Pestizide und Nitrat allein hatten in den getesteten Konzentrationen meist nur geringe Auswirkungen auf die Wasserpflanzen, zeigten gemeinsam jedoch synergistische Effekte. „Wir betonen, wie wichtig es ist, sowohl den Nitrat- als auch den Pestizideinsatz in der Landwirtschaft zu reduzieren. Die Verringerung nur eines dieser chemischen Stressoren ist möglicherweise nicht ausreichend“, sagt daher IGB-Forscher Franz Hölker, ebenfalls ein Autor der Studie.

Klimawandel kommt als Stressor noch dazu

Die Situation wird noch komplexer, wenn zu diesen Stressoren noch die Erwärmung hinzukommt. „Man nimmt gemeinhin an, dass die globale Erwärmung das Wachstum von Wasserpflanzen in gemäßigten und arktischen Regionen antreibt, es sei denn, kritische Schwellenwerte für die Nährstoffbelastung, die zu einer Dominanz des Phytoplanktons führen, werden überschritten“, erläutert Sabine Hilt.
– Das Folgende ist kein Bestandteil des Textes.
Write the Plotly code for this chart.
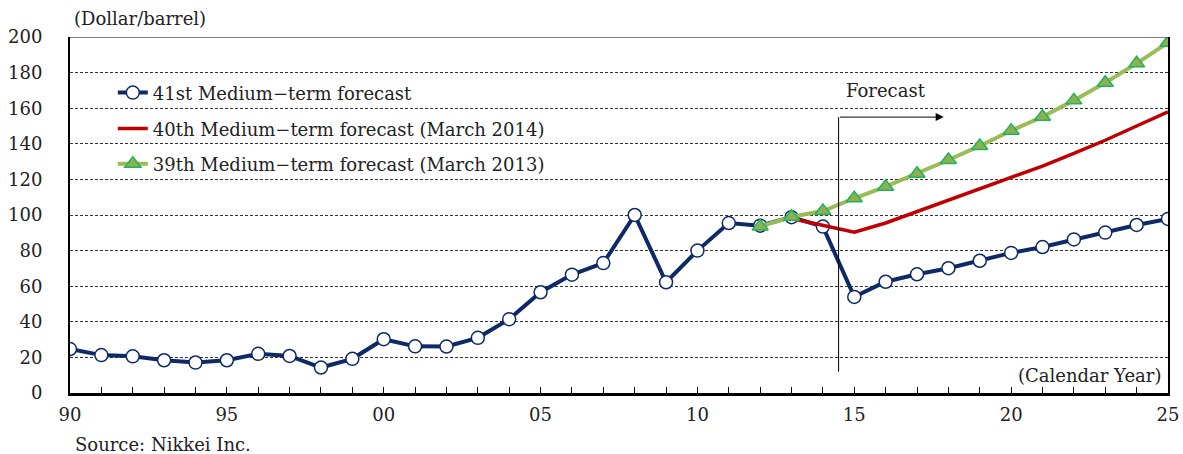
import plotly.graph_objects as go

# Calendar years on the x axis
years = list(range(1990, 2026))

# 41st medium-term forecast (actuals through 2014, forecast afterwards), $/bbl
f41_values = [24.7, 21.3, 20.6, 18.4, 17.1, 18.4, 22.0, 20.8, 14.3, 19.2,
              30.2, 26.2, 26.1, 31.0, 41.5, 56.6, 66.5, 73.0, 100.0, 62.2,
              80.0, 95.5, 94.0, 98.8, 93.5, 54.0, 62.5, 66.7, 70.1, 74.3,
              78.7, 82.0, 86.3, 90.1, 94.4, 97.8]

# 40th medium-term forecast (March 2014)
f40_years = list(range(2013, 2026))
f40_values = [98.0, 94.2, 90.3, 95.5, 101.9, 108.4, 115.0, 121.3, 127.5,
              134.6, 142.0, 150.0, 158.0]

# 39th medium-term forecast (March 2013)
f39_years = list(range(2012, 2026))
f39_values = [93.6, 99.0, 102.2, 109.4, 115.9, 123.2, 130.9, 138.8, 147.4,
              155.2, 164.4, 174.3, 185.2, 196.8]

y_ticks = list(range(0, 201, 20))
x_tick_labels = {1990: "90", 1995: "95", 2000: "00", 2005: "05",
                 2010: "10", 2015: "15", 2020: "20", 2025: "25"}

FONT = "DejaVu Serif"
FS = 18
TXT = "#222222"
NAVY = "#0d2a66"
RED = "#c00000"
GREEN_LINE = "#9bbb59"
GREEN_FILL = "#8fb052"
GREEN_EDGE = "#1fb45a"

fig = go.Figure()

fig.add_trace(go.Scatter(
    x=years, y=f41_values, mode="lines+markers",
    name="41st Medium\u2212term forecast",
    line=dict(color=NAVY, width=4),
    marker=dict(symbol="circle", size=13, color="white",
                line=dict(color=NAVY, width=1.5)),
    legend="legend",
))
fig.add_trace(go.Scatter(
    x=f40_years, y=f40_values, mode="lines",
    name="40th Medium\u2212term forecast (March 2014)",
    line=dict(color=RED, width=3.5),
    legend="legend2",
))
fig.add_trace(go.Scatter(
    x=f39_years, y=f39_values, mode="lines+markers",
    name="39th Medium\u2212term forecast (March 2013)",
    line=dict(color=GREEN_LINE, width=4),
    marker=dict(symbol="triangle-up", size=14, color=GREEN_FILL,
                line=dict(color=GREEN_EDGE, width=1.5)),
    legend="legend3",
))

legend_common = dict(
    font=dict(family=FONT, size=FS, color=TXT),
    bgcolor="rgba(0,0,0,0)", xanchor="left", yanchor="middle",
    itemwidth=30,
)

# Forecast marker: vertical line from the boundary year up to an arrow
fig.add_shape(type="line", xref="x", yref="y", x0=2014.5, x1=2014.5, y0=12, y1=155,
              line=dict(color="black", width=1))
fig.add_annotation(x=2017.85, y=155, ax=2014.5, ay=155, xref="x", yref="y",
                   axref="x", ayref="y", text="", showarrow=True,
                   arrowhead=2, arrowsize=1.6, arrowwidth=1, arrowcolor="black")
fig.add_annotation(x=2016.0, y=170, xref="x", yref="y", text="Forecast",
                   showarrow=False, font=dict(family=FONT, size=FS, color=TXT))

# Top frame line
fig.add_shape(type="line", xref="paper", yref="y", x0=0, x1=1, y0=200, y1=200,
              line=dict(color="#555555", width=1.5))

# Axis captions and source
fig.add_annotation(x=0.002, y=1.0, xref="paper", yref="paper", yshift=6,
                   text="(Dollar/barrel)", showarrow=False, xanchor="left",
                   yanchor="bottom", font=dict(family=FONT, size=FS, color=TXT))
fig.add_annotation(x=0.995, y=0.048, xref="paper", yref="paper",
                   text="(Calendar Year)", showarrow=False, xanchor="right",
                   yanchor="middle", font=dict(family=FONT, size=FS, color=TXT))
fig.add_annotation(x=0.003, y=-0.146, xref="paper", yref="paper",
                   text="Source: Nikkei Inc.", showarrow=False, xanchor="left",
                   yanchor="middle", font=dict(family=FONT, size=FS, color=TXT))
fig.add_annotation(x=0.46, y=1.0, xref="paper", yref="paper", yshift=36,
                   text="Long\u2212term crude oil price (WTI)", showarrow=False,
                   xanchor="center", yanchor="bottom",
                   font=dict(family=FONT, size=22, color="#111111"))

fig.update_layout(
    width=1183, height=454,
    margin=dict(l=70, r=15, t=37, b=61, autoexpand=False),
    paper_bgcolor="white", plot_bgcolor="white",
    font=dict(family=FONT, size=FS, color=TXT),
    showlegend=True,
    legend=dict(x=0.039, y=0.843, **legend_common),
    legend2=dict(x=0.039, y=0.742, **legend_common),
    legend3=dict(x=0.039, y=0.643, **legend_common),
    xaxis=dict(
        range=[1990, 2025], tickvals=years,
        ticktext=[x_tick_labels.get(y, "") for y in years],
        ticks="inside", ticklen=6, tickwidth=1, tickcolor="black",
        showline=True, linecolor="black", linewidth=2.5,
        showgrid=False, zeroline=False, automargin=False,
        ticklabelstandoff=4,
        tickfont=dict(family=FONT, size=FS, color=TXT),
    ),
    yaxis=dict(
        range=[0, 200], tickvals=y_ticks,
        showline=True, linecolor="black", linewidth=2, mirror=True,
        showgrid=True, gridcolor="#333333", griddash="3px,2px", gridwidth=1,
        zeroline=False, ticks="", ticklabelstandoff=22, automargin=False,
        tickfont=dict(family=FONT, size=FS, color=TXT),
    ),
)

fig.write_html("out.html")
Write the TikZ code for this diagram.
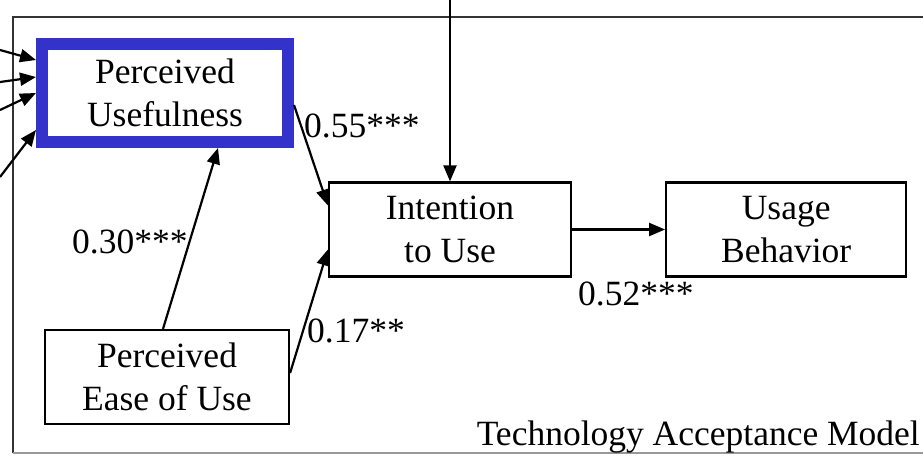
\documentclass[tikz,border=0pt]{standalone}
\usepackage{fontspec}
\setmainfont{Liberation Serif}
\usetikzlibrary{positioning,arrows.meta}
\definecolor{puBlue}{RGB}{51,51,204}
\tikzset{
  model box/.style={draw=black, line width=2.2pt, align=center, inner sep=0pt,
    font=\fontsize{35.5}{43}\selectfont},
  highlight box/.style={model box, draw=puBlue, line width=12pt,
    minimum width=246pt, minimum height=98pt},
  path arrow/.style={line width=2.2pt, -{Triangle[length=16pt,width=13pt]}},
  coef/.style={inner sep=0pt, font=\fontsize{35.5}{43}\selectfont},
}

\begin{document}
\begin{tikzpicture}[x=1pt,y=-1pt]
\useasboundingbox (0,0) rectangle (923,455);
% outer frame
\draw[line width=2.2pt, black!80] (13,453) -- (13,17) -- (923,17);
\draw[line width=1.5pt, black!40] (13,453) -- (923,453);
% the nodes
\node [highlight box] (pu) at (165,93) {Perceived\\Usefulness};
\node [model box, minimum width=244pt, minimum height=94pt] (peou) at (167,377) {Perceived\\Ease of Use};
\node [model box, minimum width=242pt, minimum height=94pt] (itu) at (450,229.5) {Intention\\to Use};
\node [model box, minimum width=240pt, minimum height=94pt, right=93pt of itu] (ub) {Usage\\Behavior};
% free ends outside the picture
\coordinate (ext1) at (0,50);
\coordinate (ext2) at (0,82);
\coordinate (ext3) at (0,110);
\coordinate (ext4) at (0,177);
\coordinate (extTop) at (450,0);
%drawings of vectors
\draw[path arrow] (ext1) -- ([yshift=33pt]pu.west);
\draw[path arrow] (ext2) -- ([yshift=16pt]pu.west);
\draw[path arrow] (ext3) -- (pu.west);
\draw[path arrow] (ext4) -- ([yshift=-37pt]pu.west);
\draw[path arrow] (extTop) -- (itu.north);

\draw[path arrow] ([yshift=-12pt]pu.east) -- ([yshift=24pt]itu.west);
\draw[path arrow] ([yshift=4pt]peou.east) -- ([yshift=-20pt]itu.west);
\draw[path arrow] ([xshift=-4pt]peou.north) -- ([xshift=53pt]pu.south);
\draw[path arrow] (itu.east) -- (ub.west);
% coefficients
\node [coef, anchor=base west] (c55) at (304,137) {0.55***};
\node [coef, anchor=base west] (c30) at (72,253) {0.30***};
\node [coef, anchor=base west] (c17) at (307,342) {0.17**};
\node [coef, anchor=base west] (c52) at (578,305) {0.52***};
\node [coef, anchor=base east] (title) at (920,445) {Technology Acceptance Model};
\end{tikzpicture}
\end{document}
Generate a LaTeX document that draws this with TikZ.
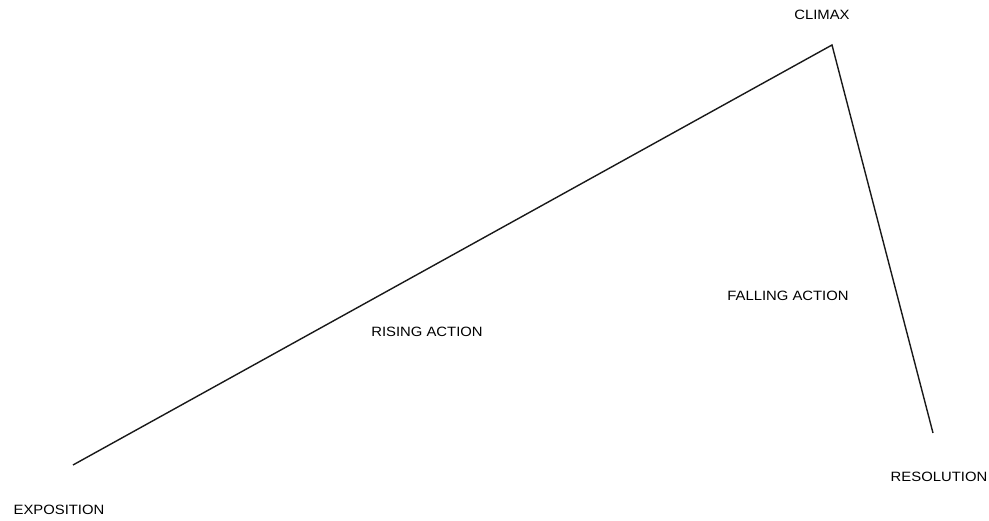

In dem Experiment modulierte die Erwärmung die Wirkung der landwirtschaftlichen Abflüsse. Letztendlich führte der Mehrfachstress im Versuch ebenfalls zu einer deutlichen Hemmung des Wasserpflanzenwachstums und zu einer verstärkten Algenentwicklung, im Gegensatz zu der erwarteten Wirkung, die sich aus der Addition der Reaktionen auf die einzelnen Stressoren ergeben würde. „Die Studie zeigt, dass solche komplexen Experimente notwendig sind, da die Auswirkungen mehrerer Stressoren auf Ökosysteme nicht aus den Auswirkungen der einzelnen Stressoren vorhergesagt werden können“, erklärt die Leiterin der Studie, Elisabeth Gross.